House Republicans, in the first act of their tenure in the majority, voted on Monday to rescind nearly $71 billion of the $80 billion that the previously Democratic-controlled Congress allocated to the IRS through the so-called Inflation Reduction Act.
The House passed the bill 221-210 along party lines, though the cancellation of funds will likely not make it past the Democratic majority in the Senate. The bill is part of House Republicans' campaign promise to "hold the administration accountable."
The Inflation Reduction Act, passed in August, allocated $80 billion to more than double the IRS workforce, which would make the agency larger than the Pentagon, State Department, FBI, and Border Patrol combined. Proponents of the bill argued that better IRS audits and scrutiny would target wealthy corporations that hide their income. According to a study from the nonpartisan Joint Committee on Taxation, the majority of the new revenue gained from IRS audits will actually come from those making less than $200,000 a year.
President Joe Biden in a statement Monday dismissed the Republicans' act, calling it "a reckless bill." Democrats argue that vetoing the funds only aids large corporations and puts more of the burden on middle-class Americans.
"With their first economic legislation of the new Congress, House Republicans are making clear that their top economic priority is to allow the rich and multibillion-dollar corporations to skip out on their taxes, while making life harder for ordinary, middle-class families that pay the taxes they owe," the White House said.

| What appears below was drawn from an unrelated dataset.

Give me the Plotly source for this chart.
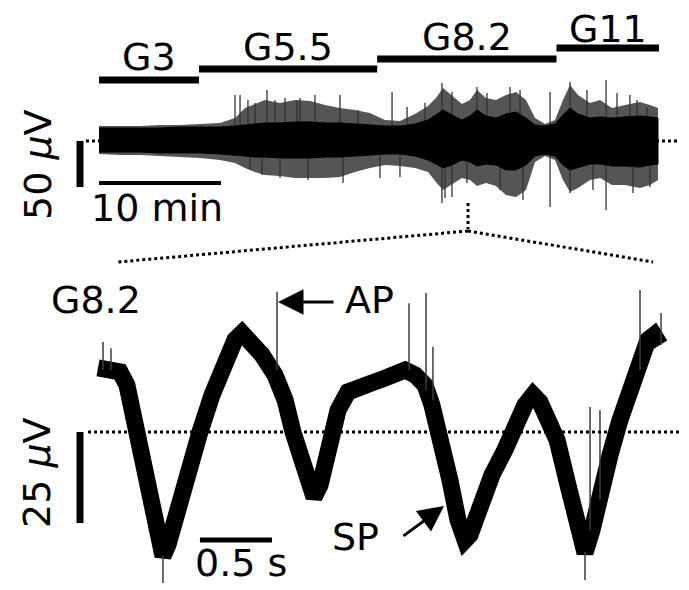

A Syracuse University study found, however, that in 2022 those who made below $25,000 were at least 550 percent more likely to be audited by the IRS than the average taxpayer.
"The IRS does not need a raise—it needs a reckoning," Rep. Jason Smith (R., Mo.), the recently elected chairman of the powerful House Ways and Means Committee, said about the bill.
Rep. Jeff Duncan (R., S.C.) said the money Democrats provided to the IRS had one purpose: "to go after small businesses [and] hard-working Americans to try to raise money for … reckless spending that has caused $31 trillion in debt in this nation."